Jonathan Schork works out of a nifty little gallery-slash-studio in the burgeoning Artists Alley just off Beach Boulevard. Walk in on a Friday night ArtWalk, stop and ponder some of the paintings he has on the wall, and you can’t help but feel peace and happiness wash over you. You can’t call him a painter, though, because he makes films. You can’t call him a filmmaker, because he writes. He has photos printed on canvas. He creates steel sculpture. He works in wood. You name it, he creates it. If you had to label him, you’d simply call him an artist, because he has a wealth of creativity burbling inside him that he can’t seem to contain.
“I tend to get pigeonholed as ‘that steel guy’,” he says. He used steel to create the windchimes at the corner of Artists Alley and a birdbath outside his gallery. “There's some steel around here. I probably do more work in plaster than steel, but you're never going to hear anybody say ‘that plaster guy’."
“I call myself a polymath artist; there aren't too many media I don't work in. I work in steel, stone, wood, fabric... I work in painting, photography, I write. One of my favorite things, actually, is filmmaking, because it's a synthesis of everything I do.”
But that’s not what’s unusual about him. Not in a town like Gulfport, anyway. He creates almost compulsively (everywhere you turn in Schork-Munsell Studios you find something different, intricate in detail that showcases this man’s artistic soul) and prolifically (for a small, uncluttered space, he’s managed to put a lot of his creative life on display). No, what’s unusual about Jonathan is his love story and how art brought him to love and how love brought him to art.
“This is a romantic story, and it’s a peculiar story,” he says at the start.
He married his high school sweetheart. Well, that’s the easiest way to describe it: she was his high school English teacher.
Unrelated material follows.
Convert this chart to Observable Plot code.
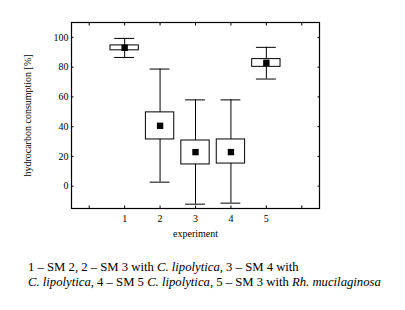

“We turned the community upside down,” he said. He married her when he was 20. They moved to the Florida Keys, where no one would blink an eye at their age difference and no one cared that their love caused a scandal in another town. They carved out a life together and took their try at happiness.
All was not perfect in paradise, and over time he realized that his wife had a jealous streak. One day he met a woman visiting the Keys. He was working on a sculpture and chatted with her about sitting for him. He did not cheat; it wasn’t that sort of thing. Nevertheless, his wife grew jealous of the woman.
"She's just your type," she told him. He did nothing and never saw the woman again.
That was 1995. He remained true to his wife, but the woman captivated him. She showed up, over and over again, in his work. His wife died. He kept creating. All that time, this mystery woman remained.
“She kept turning up, in various guises, in fiction I was writing,” he remembers. An artist friend, Cynthia Wynn, read some of his work and told Jonathan, "I think I know her." The woman stayed with him.
Two years ago, Cynthia had a show in Mainsail. Jonathan traveled to the area with her, where they stayed at her friend’s house.
After 15 years, the woman of his dreams stood before him. The house he planned to call home for a few days? She lived there. It belonged to her.
The woman was Ciara Carinci, head of Gulfport's Three Muses and a Fool theatre company.
“After 15 years to have come back together like that, I think there's something that's beautifully circular,” he says.
Gulfport can certainly thank Ciara for bringing Jonathan to the artist colony that remains, the steel-willed group of creatives who insist the Gulfport arts community will not fade away. He left the Keys for Gulfport almost two years ago. He almost lived in the Ukraine, but decided that Gulfport offered him more.
“The thing that attracts me to places is the people, and that's why I stay. I had no community there. I'm here for a month and I had more community in Gulfport than I did in the Keys after 22 years,” he says.
Gulfport, and Ciara, are his muses.
“I'm very prolific in Gulfport. More so,” he says, “than in the Keys.”
He opened the Schork-Munsell Studios for the Saturday Art Walk in December of last year. The “Munsell” comes from his former wife, as it was her stepfather’s name. The painter Richard Munsell “was the only other man my wife felt ever loved her."
Without divulging too much of his personal suffering, suffice to say his wife lived tragically. Jonathan honors her memory, but he has not stopped living.
He continues to create, and the studio co-named in her honor serves not as a mausoleum but a celebration of life: not just hers, not just his, but anyone who creates. In April, Ciara’s theatre company, Three Muses and a Fool, mounted their production On My Mind in the space.
Even without the story of his muse and how she drew him to Gulfport, Jonathan’s studio has plenty to see – something many Gulfportians already know. During any ArtWalk, the studio buzzes with people and art and life.
“The reception in the community has been overwhelming,” Jonathan says. “I try to make sure we have some new stuff every Art Walk.”
“I want them to be surprised; I want them to see something they haven't seen before,” he says.